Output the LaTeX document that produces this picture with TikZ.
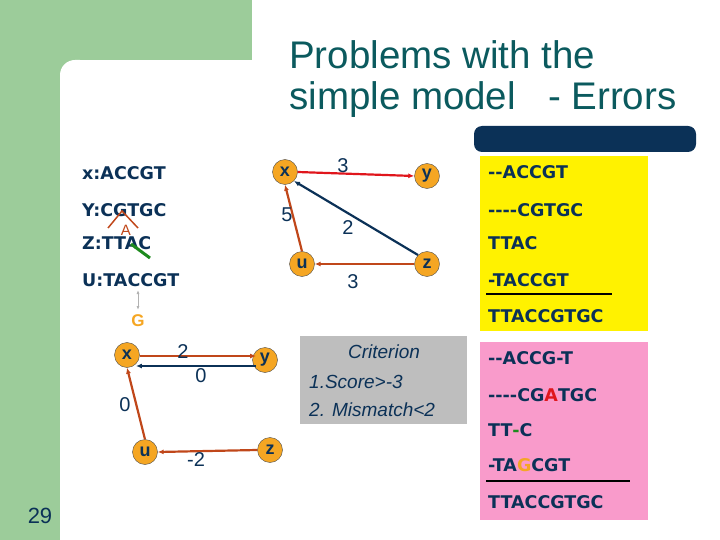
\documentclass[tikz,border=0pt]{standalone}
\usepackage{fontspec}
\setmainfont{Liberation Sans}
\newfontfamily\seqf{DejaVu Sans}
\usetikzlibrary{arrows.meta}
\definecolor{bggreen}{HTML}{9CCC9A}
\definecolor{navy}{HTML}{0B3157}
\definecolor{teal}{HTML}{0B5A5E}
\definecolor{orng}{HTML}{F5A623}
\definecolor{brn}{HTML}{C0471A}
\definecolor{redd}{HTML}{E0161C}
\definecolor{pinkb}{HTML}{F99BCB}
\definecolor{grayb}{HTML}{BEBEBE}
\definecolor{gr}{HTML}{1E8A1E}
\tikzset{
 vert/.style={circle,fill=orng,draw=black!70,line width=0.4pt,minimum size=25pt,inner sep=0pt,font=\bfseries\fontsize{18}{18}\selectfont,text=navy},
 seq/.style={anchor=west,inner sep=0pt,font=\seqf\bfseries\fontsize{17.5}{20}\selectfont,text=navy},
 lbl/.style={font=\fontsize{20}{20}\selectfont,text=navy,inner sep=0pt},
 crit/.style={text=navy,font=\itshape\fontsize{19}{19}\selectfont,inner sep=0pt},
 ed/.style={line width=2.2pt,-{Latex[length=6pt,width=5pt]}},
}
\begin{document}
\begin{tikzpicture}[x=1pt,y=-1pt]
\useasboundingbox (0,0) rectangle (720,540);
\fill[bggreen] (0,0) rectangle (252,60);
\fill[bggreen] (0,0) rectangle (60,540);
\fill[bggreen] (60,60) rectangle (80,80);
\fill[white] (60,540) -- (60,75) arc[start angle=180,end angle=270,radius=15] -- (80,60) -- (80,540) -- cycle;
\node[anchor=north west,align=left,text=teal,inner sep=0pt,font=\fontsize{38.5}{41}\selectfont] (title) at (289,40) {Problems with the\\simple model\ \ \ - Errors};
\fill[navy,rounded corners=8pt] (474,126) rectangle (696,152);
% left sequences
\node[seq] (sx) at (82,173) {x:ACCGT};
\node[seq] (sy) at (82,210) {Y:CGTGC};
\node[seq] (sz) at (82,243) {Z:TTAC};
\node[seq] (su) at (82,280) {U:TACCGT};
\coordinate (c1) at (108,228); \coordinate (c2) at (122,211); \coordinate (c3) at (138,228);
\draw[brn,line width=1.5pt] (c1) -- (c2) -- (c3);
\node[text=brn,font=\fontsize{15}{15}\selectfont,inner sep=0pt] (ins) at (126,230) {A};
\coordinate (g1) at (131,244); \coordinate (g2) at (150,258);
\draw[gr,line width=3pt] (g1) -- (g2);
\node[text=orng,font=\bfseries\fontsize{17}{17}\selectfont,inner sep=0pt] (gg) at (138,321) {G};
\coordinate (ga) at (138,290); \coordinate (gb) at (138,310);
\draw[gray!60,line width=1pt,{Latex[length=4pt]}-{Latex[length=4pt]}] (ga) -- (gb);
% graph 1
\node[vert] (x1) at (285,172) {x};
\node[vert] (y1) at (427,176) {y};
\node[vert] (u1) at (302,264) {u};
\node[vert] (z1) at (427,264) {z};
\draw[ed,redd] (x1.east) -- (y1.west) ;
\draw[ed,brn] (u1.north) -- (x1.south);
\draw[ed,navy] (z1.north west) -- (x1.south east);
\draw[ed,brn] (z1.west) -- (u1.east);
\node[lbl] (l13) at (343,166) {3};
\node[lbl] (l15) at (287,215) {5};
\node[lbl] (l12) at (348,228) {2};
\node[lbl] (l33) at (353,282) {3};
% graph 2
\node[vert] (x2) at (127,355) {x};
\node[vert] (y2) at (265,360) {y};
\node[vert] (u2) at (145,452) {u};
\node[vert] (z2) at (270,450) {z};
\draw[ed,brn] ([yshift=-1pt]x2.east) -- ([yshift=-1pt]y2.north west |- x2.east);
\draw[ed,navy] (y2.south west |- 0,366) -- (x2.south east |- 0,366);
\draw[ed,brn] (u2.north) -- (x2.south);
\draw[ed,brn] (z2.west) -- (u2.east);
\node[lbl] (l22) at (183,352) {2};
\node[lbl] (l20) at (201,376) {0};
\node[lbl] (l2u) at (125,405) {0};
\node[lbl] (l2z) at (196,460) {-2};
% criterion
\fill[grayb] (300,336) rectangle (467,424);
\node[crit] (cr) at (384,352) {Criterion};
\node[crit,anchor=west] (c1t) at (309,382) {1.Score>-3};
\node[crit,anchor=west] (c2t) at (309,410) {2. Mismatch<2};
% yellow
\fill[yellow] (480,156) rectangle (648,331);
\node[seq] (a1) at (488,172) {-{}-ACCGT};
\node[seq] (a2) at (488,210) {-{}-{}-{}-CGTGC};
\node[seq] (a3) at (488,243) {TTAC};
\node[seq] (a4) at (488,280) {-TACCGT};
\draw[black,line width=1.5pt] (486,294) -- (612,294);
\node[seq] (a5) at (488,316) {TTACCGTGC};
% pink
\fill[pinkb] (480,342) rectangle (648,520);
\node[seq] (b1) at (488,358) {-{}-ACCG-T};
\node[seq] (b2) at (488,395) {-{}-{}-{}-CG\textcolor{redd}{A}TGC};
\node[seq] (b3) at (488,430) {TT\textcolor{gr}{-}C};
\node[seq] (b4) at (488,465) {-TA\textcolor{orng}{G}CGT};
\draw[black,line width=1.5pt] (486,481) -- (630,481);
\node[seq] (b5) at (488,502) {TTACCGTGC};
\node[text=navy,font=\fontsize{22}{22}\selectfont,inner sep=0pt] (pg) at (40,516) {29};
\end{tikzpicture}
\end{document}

━━━━━━━━━━━━━━━━━━━━━━━━━━━━━━

_The task:_ Output the data above without changes, apart from leaving out the pictures.

_Written response:_
Output the LaTeX document that produces this picture with TikZ.
\documentclass[tikz,border=0pt]{standalone}
\usepackage{fontspec}
\setmainfont{Liberation Sans}
\newfontfamily\seqf{DejaVu Sans}
\usetikzlibrary{arrows.meta}
\definecolor{bggreen}{HTML}{9CCC9A}
\definecolor{navy}{HTML}{0B3157}
\definecolor{teal}{HTML}{0B5A5E}
\definecolor{orng}{HTML}{F5A623}
\definecolor{brn}{HTML}{C0471A}
\definecolor{redd}{HTML}{E0161C}
\definecolor{pinkb}{HTML}{F99BCB}
\definecolor{grayb}{HTML}{BEBEBE}
\definecolor{gr}{HTML}{1E8A1E}
\tikzset{
 vert/.style={circle,fill=orng,draw=black!70,line width=0.4pt,minimum size=25pt,inner sep=0pt,font=\bfseries\fontsize{18}{18}\selectfont,text=navy},
 seq/.style={anchor=west,inner sep=0pt,font=\seqf\bfseries\fontsize{17.5}{20}\selectfont,text=navy},
 lbl/.style={font=\fontsize{20}{20}\selectfont,text=navy,inner sep=0pt},
 crit/.style={text=navy,font=\itshape\fontsize{19}{19}\selectfont,inner sep=0pt},
 ed/.style={line width=2.2pt,-{Latex[length=6pt,width=5pt]}},
}
\begin{document}
\begin{tikzpicture}[x=1pt,y=-1pt]
\useasboundingbox (0,0) rectangle (720,540);
\fill[bggreen] (0,0) rectangle (252,60);
\fill[bggreen] (0,0) rectangle (60,540);
\fill[bggreen] (60,60) rectangle (80,80);
\fill[white] (60,540) -- (60,75) arc[start angle=180,end angle=270,radius=15] -- (80,60) -- (80,540) -- cycle;
\node[anchor=north west,align=left,text=teal,inner sep=0pt,font=\fontsize{38.5}{41}\selectfont] (title) at (289,40) {Problems with the\\simple model\ \ \ - Errors};
\fill[navy,rounded corners=8pt] (474,126) rectangle (696,152);
% left sequences
\node[seq] (sx) at (82,173) {x:ACCGT};
\node[seq] (sy) at (82,210) {Y:CGTGC};
\node[seq] (sz) at (82,243) {Z:TTAC};
\node[seq] (su) at (82,280) {U:TACCGT};
\coordinate (c1) at (108,228); \coordinate (c2) at (122,211); \coordinate (c3) at (138,228);
\draw[brn,line width=1.5pt] (c1) -- (c2) -- (c3);
\node[text=brn,font=\fontsize{15}{15}\selectfont,inner sep=0pt] (ins) at (126,230) {A};
\coordinate (g1) at (131,244); \coordinate (g2) at (150,258);
\draw[gr,line width=3pt] (g1) -- (g2);
\node[text=orng,font=\bfseries\fontsize{17}{17}\selectfont,inner sep=0pt] (gg) at (138,321) {G};
\coordinate (ga) at (138,290); \coordinate (gb) at (138,310);
\draw[gray!60,line width=1pt,{Latex[length=4pt]}-{Latex[length=4pt]}] (ga) -- (gb);
% graph 1
\node[vert] (x1) at (285,172) {x};
\node[vert] (y1) at (427,176) {y};
\node[vert] (u1) at (302,264) {u};
\node[vert] (z1) at (427,264) {z};
\draw[ed,redd] (x1.east) -- (y1.west) ;
\draw[ed,brn] (u1.north) -- (x1.south);
\draw[ed,navy] (z1.north west) -- (x1.south east);
\draw[ed,brn] (z1.west) -- (u1.east);
\node[lbl] (l13) at (343,166) {3};
\node[lbl] (l15) at (287,215) {5};
\node[lbl] (l12) at (348,228) {2};
\node[lbl] (l33) at (353,282) {3};
% graph 2
\node[vert] (x2) at (127,355) {x};
\node[vert] (y2) at (265,360) {y};
\node[vert] (u2) at (145,452) {u};
\node[vert] (z2) at (270,450) {z};
\draw[ed,brn] ([yshift=-1pt]x2.east) -- ([yshift=-1pt]y2.north west |- x2.east);
\draw[ed,navy] (y2.south west |- 0,366) -- (x2.south east |- 0,366);
\draw[ed,brn] (u2.north) -- (x2.south);
\draw[ed,brn] (z2.west) -- (u2.east);
\node[lbl] (l22) at (183,352) {2};
\node[lbl] (l20) at (201,376) {0};
\node[lbl] (l2u) at (125,405) {0};
\node[lbl] (l2z) at (196,460) {-2};
% criterion
\fill[grayb] (300,336) rectangle (467,424);
\node[crit] (cr) at (384,352) {Criterion};
\node[crit,anchor=west] (c1t) at (309,382) {1.Score>-3};
\node[crit,anchor=west] (c2t) at (309,410) {2. Mismatch<2};
% yellow
\fill[yellow] (480,156) rectangle (648,331);
\node[seq] (a1) at (488,172) {-{}-ACCGT};
\node[seq] (a2) at (488,210) {-{}-{}-{}-CGTGC};
\node[seq] (a3) at (488,243) {TTAC};
\node[seq] (a4) at (488,280) {-TACCGT};
\draw[black,line width=1.5pt] (486,294) -- (612,294);
\node[seq] (a5) at (488,316) {TTACCGTGC};
% pink
\fill[pinkb] (480,342) rectangle (648,520);
\node[seq] (b1) at (488,358) {-{}-ACCG-T};
\node[seq] (b2) at (488,395) {-{}-{}-{}-CG\textcolor{redd}{A}TGC};
\node[seq] (b3) at (488,430) {TT\textcolor{gr}{-}C};
\node[seq] (b4) at (488,465) {-TA\textcolor{orng}{G}CGT};
\draw[black,line width=1.5pt] (486,481) -- (630,481);
\node[seq] (b5) at (488,502) {TTACCGTGC};
\node[text=navy,font=\fontsize{22}{22}\selectfont,inner sep=0pt] (pg) at (40,516) {29};
\end{tikzpicture}
\end{document}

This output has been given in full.